Apollonius’ Identity inner product space

Question

$||z-x||^2+||z-y||^2=\frac{1}{2}||x-y||^2+2||z-\frac{x+y}{2}||^2$

I proved it by expanding both sides and i found both sides are equal.
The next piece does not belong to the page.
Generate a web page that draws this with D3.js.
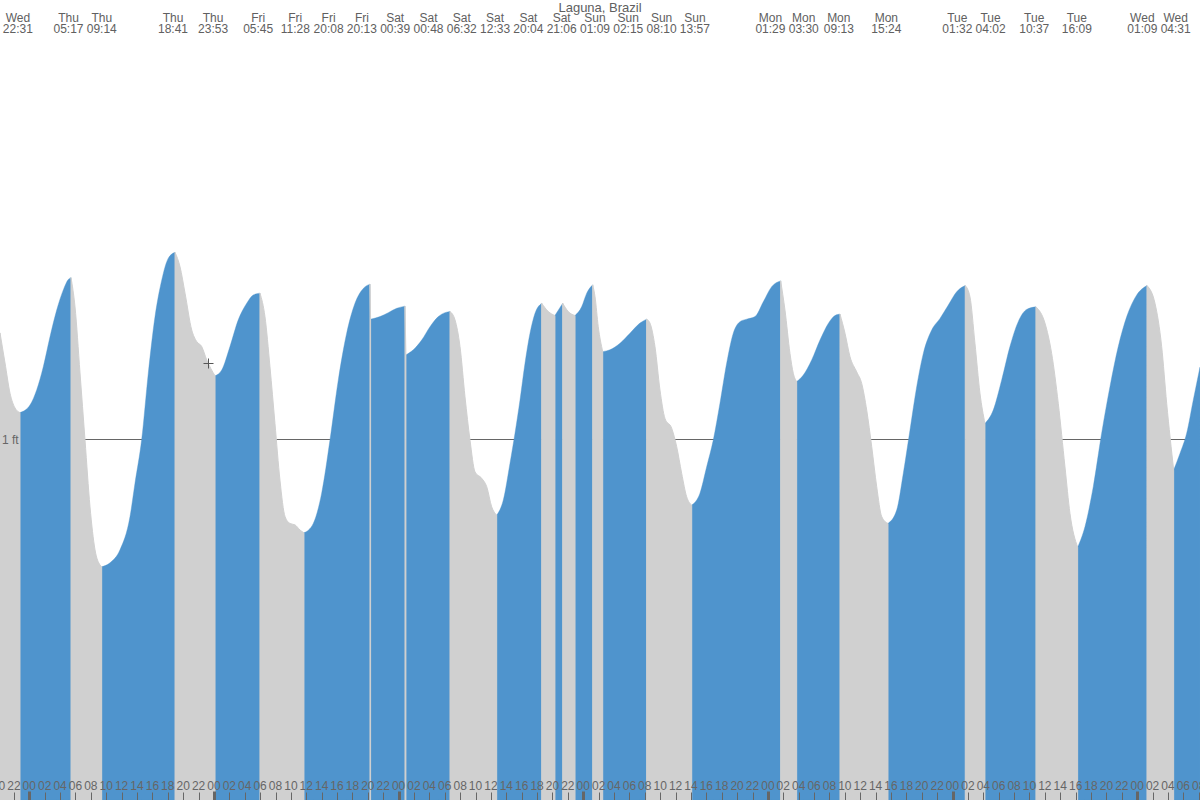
<!DOCTYPE html>
<html><head><meta charset="utf-8">
<script src="https://cdn.jsdelivr.net/npm/d3@7"></script>
<style>
body{margin:0;background:#fff}
svg{display:block;font-family:"Liberation Sans",Arial,Helvetica,sans-serif}
</style>
</head><body>
<svg id="chart" width="1200" height="800"></svg>
<script>
// ---------------- data ----------------
const chartTitle = "Laguna, Brazil";

// hours since Thu 00:00, tide height in feet
const tideHours = [-3.81,-3.16,-2.51,-1.86,-1.21,
 0.09,0.96,1.82,2.69,3.56,4.42,5.07,5.42,
 5.94,6.59,7.24,7.89,8.54,9.19,9.41,
 10.49,11.79,13.09,13.74,14.61,15.47,16.34,17.21,18.07,18.94,
 19.59,20.24,21.11,21.76,22.41,23.06,24.14,
 25.01,26.08,27.16,28.26,29.11,29.98,
 30.63,31.28,31.93,32.58,33.24,33.89,34.54,35.18,35.70,
 36.91,38.00,39.08,40.16,41.25,42.33,43.41,44.28,
 44.36,
 45.58,46.66,47.75,48.83,
 48.95,
 49.91,51.00,52.08,53.16,54.03,54.68,
 55.33,55.98,56.63,57.28,57.93,58.80,59.45,60.10,60.75,
 61.61,62.48,63.13,63.78,64.43,65.08,65.73,66.60,
 67.46,68.32,
 69.33,
 70.05,70.93,
 71.79,72.45,73.23,
 73.53,73.95,74.53,
 75.47,76.77,78.07,79.37,80.24,
 80.67,81.32,81.97,82.62,83.49,84.14,84.79,85.44,86.10,
 87.17,88.04,88.90,89.77,90.64,91.50,92.37,93.24,94.32,95.40,96.49,97.66,
 98.22,98.87,99.30,99.74,
 100.60,101.69,102.77,103.85,104.72,105.37,
 106.02,106.67,107.54,108.19,108.84,109.49,110.14,110.79,111.61,
 112.74,113.60,114.47,115.34,116.20,117.29,118.37,119.45,120.54,121.65,
 122.26,122.91,123.56,124.21,
 125.29,126.38,127.46,128.54,129.63,130.84,
 132.01,132.88,133.74,134.61,135.26,136.26,
 137.21,138.29,139.38,140.46,141.54,142.64,143.94,145.27,
 146.31,147.18,147.83,148.74,
 149.56,150.43,151.29,152.16];

const tideFeet = [1.294,1.211,1.127,1.086,1.073,
 1.094,1.136,1.200,1.283,1.357,1.413,1.442,1.447,
 1.366,1.183,0.997,0.812,0.693,0.651,0.646,
 0.657,0.693,0.785,0.878,0.999,1.183,1.339,1.440,1.501,1.517,
 1.477,1.404,1.302,1.270,1.256,1.219,1.175,
 1.191,1.256,1.330,1.376,1.399,1.404,
 1.339,1.200,1.043,0.886,0.785,0.766,0.762,0.748,0.740,
 0.766,0.850,0.997,1.163,1.293,1.376,1.417,1.429,
 1.332,
 1.339,1.350,1.362,1.368,
 1.233,
 1.247,1.274,1.311,1.339,1.350,1.353,
 1.330,1.256,1.117,0.997,0.909,0.891,0.868,0.812,0.789,
 0.831,0.933,1.016,1.108,1.210,1.293,1.348,1.376,
 1.353,1.342,
 1.376,
 1.353,1.342,
 1.366,1.404,1.427,
 1.394,1.311,1.242,
 1.247,1.265,1.293,1.321,1.332,
 1.321,1.256,1.136,1.057,1.030,0.979,0.905,0.840,0.817,
 0.850,0.923,0.997,1.099,1.210,1.293,1.325,1.332,1.339,1.380,1.422,1.438,
 1.357,1.237,1.182,1.159,
 1.177,1.219,1.274,1.320,1.342,1.346,
 1.293,1.228,1.186,1.154,1.080,0.979,0.868,0.785,0.766,
 0.803,0.905,1.025,1.145,1.237,1.302,1.334,1.371,1.408,1.425,
 1.394,1.265,1.127,1.043,
 1.080,1.163,1.256,1.325,1.359,1.366,
 1.321,1.237,1.099,0.923,0.794,0.700,
 0.757,0.868,1.016,1.145,1.256,1.339,1.399,1.425,
 1.376,1.256,1.099,0.914,
 0.960,1.016,1.108,1.199];

// high / low tide labels shown on top
const eventDays = ["Wed","Thu","Thu","Thu","Thu","Fri","Fri","Fri","Fri","Sat","Sat","Sat","Sat","Sat","Sat",
 "Sun","Sun","Sun","Sun","Mon","Mon","Mon","Mon","Tue","Tue","Tue","Tue","Wed","Wed"];
const eventTimes = ["22:31","05:17","09:14","18:41","23:53","05:45","11:28","20:08","20:13","00:39","00:48","06:32","12:33","20:04","21:06",
 "01:09","02:15","08:10","13:57","01:29","03:30","09:13","15:24","01:32","04:02","10:37","16:09","01:09","04:31"];

// reference line
const gridFeet = [1];
const gridLabels = ["1 ft"];

// hour ticks along the bottom (every 2 h)
const tickHours = d3.range(-4, 153, 2);
const tickLabels = tickHours.map(h => String(((h % 24) + 24) % 24).padStart(2, "0"));

// current time marker
const markerHour = 23.27, markerFeet = 1.211;

// ---------------- chart ----------------
const W = 1200, H = 800;
const svg = d3.select("#chart");
const blue = "#4f94cd", grey = "#d0d0d0", textCol = "#606060", axisCol = "#666";

const x = d3.scaleLinear().domain([0, 144]).range([29.3, 1137.2]);
const y = d3.scaleLinear().domain([0, 1]).range([H, 439]);

// grid line (behind areas)
svg.append("g").selectAll("line").data(gridFeet).join("line")
  .attr("x1", 0).attr("x2", W)
  .attr("y1", d => Math.round(y(d)) + 0.5).attr("y2", d => Math.round(y(d)) + 0.5)
  .attr("stroke", axisCol).attr("stroke-width", 1);

// split the curve into rising / falling bands at its turning points
const pts = tideHours.map((h, i) => [h, tideFeet[i]]);
const turns = [0];
for (let i = 1; i < pts.length - 1; i++) {
  const a = pts[i][1] - pts[i - 1][1], b = pts[i + 1][1] - pts[i][1];
  if (a * b < 0) turns.push(i);
}
turns.push(pts.length - 1);
const bands = [];
for (let k = 0; k < turns.length - 1; k++) {
  const seg = pts.slice(turns[k], turns[k + 1] + 1);
  bands.push({ seg, rising: seg[seg.length - 1][1] > seg[0][1] });
}

const area = d3.area()
  .x(d => x(d[0])).y0(H).y1(d => y(d[1]))
  .curve(d3.curveMonotoneX);

const gArea = svg.append("g");
gArea.selectAll("path.up").data(bands.filter(b => b.rising)).join("path")
  .attr("class", "up").attr("d", d => area(d.seg))
  .attr("fill", blue).attr("stroke", blue).attr("stroke-width", 0.4);
gArea.selectAll("path.down").data(bands.filter(b => !b.rising)).join("path")
  .attr("class", "down").attr("d", d => area(d.seg))
  .attr("fill", grey).attr("stroke", grey).attr("stroke-width", 1);

// grid label
svg.append("g").selectAll("text").data(gridFeet).join("text")
  .attr("x", 2).attr("y", d => y(d) + 4.5)
  .attr("font-size", 12).attr("fill", axisCol)
  .text((d, i) => gridLabels[i]);

// bottom ticks
const gTicks = svg.append("g");
gTicks.selectAll("line").data(tickHours).join("line")
  .attr("x1", d => Math.round(x(d)) + 0.5).attr("x2", d => Math.round(x(d)) + 0.5)
  .attr("y1", d => d % 24 === 0 ? 791.5 : 792.5).attr("y2", H)
  .attr("stroke", axisCol)
  .attr("stroke-width", d => d % 24 === 0 ? 3 : 1);
gTicks.selectAll("text").data(tickHours).join("text")
  .attr("x", d => x(d)).attr("y", 790)
  .attr("text-anchor", "middle").attr("font-size", 12).attr("fill", axisCol)
  .text((d, i) => tickLabels[i]);

// marker
const mx = Math.round(x(markerHour)) + 0.5, my = Math.round(y(markerFeet)) + 0.5;
svg.append("path")
  .attr("d", `M${mx - 5},${my}H${mx + 5}M${mx},${my - 5}V${my + 5}`)
  .attr("stroke", "#555").attr("stroke-width", 1).attr("fill", "none");

// top labels: hours from day names + times, spread apart to avoid overlap
let dayNum = -1, prevDay = eventDays[0];
const evHours = eventDays.map((d, i) => {
  if (d !== prevDay) { dayNum++; prevDay = d; }
  const [hh, mm] = eventTimes[i].split(":").map(Number);
  return dayNum * 24 + hh + mm / 60;
});
const evX = evHours.map(h => x(h));
const gap = 33.3;
let clusters = evX.map((v, i) => ({ idx: [i], c: v }));
let changed = true;
while (changed) {
  changed = false;
  for (let i = 0; i < clusters.length - 1; i++) {
    const a = clusters[i], b = clusters[i + 1];
    const aEnd = a.c + (a.idx.length - 1) / 2 * gap;
    const bStart = b.c - (b.idx.length - 1) / 2 * gap;
    if (bStart - aEnd < gap) {
      const idx = a.idx.concat(b.idx);
      clusters.splice(i, 2, { idx, c: d3.mean(idx, j => evX[j]) });
      changed = true; break;
    }
  }
}
const labelX = new Array(evX.length);
clusters.forEach(c => c.idx.forEach((j, k) => {
  labelX[j] = c.c + (k - (c.idx.length - 1) / 2) * gap;
}));

const gTop = svg.append("g").attr("font-size", 12).attr("fill", textCol).attr("text-anchor", "middle");
gTop.selectAll("text.day").data(eventDays).join("text")
  .attr("class", "day").attr("x", (d, i) => labelX[i]).attr("y", 22).text(d => d);
gTop.selectAll("text.time").data(eventTimes).join("text")
  .attr("class", "time").attr("x", (d, i) => labelX[i]).attr("y", 33).text(d => d);

svg.append("text")
  .attr("x", W / 2).attr("y", 11.5).attr("text-anchor", "middle")
  .attr("font-size", 13).attr("fill", textCol).text(chartTitle);
</script>
</body></html>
Are there any easy way to prove it?

Answer 1

In a Hilbert space you can use the Parallelogram law :

$$\|a+b\|^2 + \|a-b\|^2 = 2(\|a\|^2 + \|b\|^2)$$

So :

$$\begin{align} &\|z - \frac{x+y}{2} \|^2\\ &= \|\frac{z}{2} - \frac{x}{2} + \frac{z}{2} - \frac{y}{2}\|^2\\ &= 2(\|\frac{z}{2} - \frac{x}{2}\|^2 + \|\frac{z}{2} - \frac{y}{2}\|^2) - \|\frac{y}{2} + \frac{x}{2}\|^2\\ &= \frac12(\|z - x\|^2 + \|z - y\|^2 - \frac{1}{4}\|y - x\|^2\\ &\square\end{align}$$

Answer 2

Consider the Parallelogram Rule: $2\bigg(\|X\|^2+\|Y\|^2 \bigg)=\|X+Y\|^2+\|X-Y\|^2$

Now apply the transformation $X=z-x\ \&\ Y=z-y$ and result holds.